Woops… EDIT: Original Poster, here –
This –
is a Catholic church
To clear a few things up –
This is the main church, not a temporary site. This main church building has been in place for decades and there is no construction anywhere in the vicinity.
This particular church has more than enough assets, too. You will have to trust me on that, because I’d rather not give you the identity.
The tabernacle is not just out of frame… it’s in an adoration chapel in the back, not even in the main building. That Pew survey a few months ago - the one that revealed most Catholics believe the Eucharist is a mere symbol and not the body and blood of Jesus Christ - is more easily understood when we realize how much we have removed the “source and summit” of our Faith (or at least it is supposed to be) from our Faith and our faith.
I was upset by the layout and felt compelled to take a picture because of that. It is stark, to the point where, during the entrance procession, when the priest bowed in front of the altar (that plain table up there), I immediately thought, “what is he even bowing to?” Yes, the altar represents our Lord Jesus Christ, I’m just reiterating that it is
staaaaaaaaaaaaaaaaaaaaaaaaaark…
God gave us our senses – sight, sound, smell – and He does not require us to sit in a white, sterile, windowless room to worship Him. The king does not sentence his subject to death when he praises the King’s court and the honorable people in it.
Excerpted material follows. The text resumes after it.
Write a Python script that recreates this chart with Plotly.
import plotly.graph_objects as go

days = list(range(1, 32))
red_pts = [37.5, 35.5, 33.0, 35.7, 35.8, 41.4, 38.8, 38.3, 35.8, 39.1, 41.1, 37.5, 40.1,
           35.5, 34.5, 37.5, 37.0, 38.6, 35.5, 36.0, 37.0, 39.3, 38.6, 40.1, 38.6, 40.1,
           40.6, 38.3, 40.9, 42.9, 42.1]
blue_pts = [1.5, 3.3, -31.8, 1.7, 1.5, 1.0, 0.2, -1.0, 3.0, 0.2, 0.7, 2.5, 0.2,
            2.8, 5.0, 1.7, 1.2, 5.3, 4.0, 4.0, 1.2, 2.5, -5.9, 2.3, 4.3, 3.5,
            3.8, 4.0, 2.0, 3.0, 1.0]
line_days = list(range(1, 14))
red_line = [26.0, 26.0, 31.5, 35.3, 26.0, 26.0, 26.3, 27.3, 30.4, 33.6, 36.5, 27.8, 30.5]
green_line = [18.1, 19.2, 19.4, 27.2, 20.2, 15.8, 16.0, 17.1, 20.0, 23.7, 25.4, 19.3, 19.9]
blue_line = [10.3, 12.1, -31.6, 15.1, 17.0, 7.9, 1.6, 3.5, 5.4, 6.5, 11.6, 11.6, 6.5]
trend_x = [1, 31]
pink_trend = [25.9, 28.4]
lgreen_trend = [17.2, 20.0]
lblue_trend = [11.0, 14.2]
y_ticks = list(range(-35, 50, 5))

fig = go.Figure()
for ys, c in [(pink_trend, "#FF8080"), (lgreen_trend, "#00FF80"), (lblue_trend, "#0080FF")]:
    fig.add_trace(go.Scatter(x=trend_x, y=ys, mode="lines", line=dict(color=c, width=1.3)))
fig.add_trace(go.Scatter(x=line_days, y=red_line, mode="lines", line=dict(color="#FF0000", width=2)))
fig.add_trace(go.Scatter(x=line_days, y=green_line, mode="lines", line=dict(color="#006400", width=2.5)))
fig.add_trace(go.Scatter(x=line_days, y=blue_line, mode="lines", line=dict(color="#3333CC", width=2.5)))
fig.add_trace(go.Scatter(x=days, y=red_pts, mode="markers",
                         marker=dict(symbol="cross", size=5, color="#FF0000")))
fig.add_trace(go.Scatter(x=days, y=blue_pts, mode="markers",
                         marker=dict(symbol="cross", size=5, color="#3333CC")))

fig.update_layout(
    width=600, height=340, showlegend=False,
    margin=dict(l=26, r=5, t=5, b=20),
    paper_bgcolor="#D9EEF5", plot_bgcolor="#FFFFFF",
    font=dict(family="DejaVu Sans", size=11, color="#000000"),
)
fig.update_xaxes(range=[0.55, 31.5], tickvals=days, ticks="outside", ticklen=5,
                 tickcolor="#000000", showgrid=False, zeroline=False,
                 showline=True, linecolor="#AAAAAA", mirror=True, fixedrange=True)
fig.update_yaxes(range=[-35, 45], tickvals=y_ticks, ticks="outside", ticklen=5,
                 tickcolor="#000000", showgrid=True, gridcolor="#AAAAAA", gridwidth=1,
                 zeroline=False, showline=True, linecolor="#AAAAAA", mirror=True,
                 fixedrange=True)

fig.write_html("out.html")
Idolatry is real, and it is wrong, and it creeps in here and there in people’s lives and we have to guard against it and confess it when we discern it. But the statues in Catholic churches are not “idols,” in that no Catholic is permitted to
worship anyone or anything in place of God (that being the definition of an idol). There were far more pagans in the ancient world and pagans typically believe power comes from the actual figure or statue they worship. That Thor statue, to the Norse pagan, really, actually has Thor’s power. So the specific issue protestants have with supposed “idolatry” in the Catholic church traces its roots to that world where far more people actually worshiped false gods and statues, etc. Money, power, fame, pleasure… these are far worse and prolific idols.
Catholic statues are akin to pictures of your kids in your wallet – if I look at a picture of my child and feel warmth and love and pride… do I love that physical picture or my actual child that this picture is depicting? There is a difference between the reminder and the thing it reminds us of.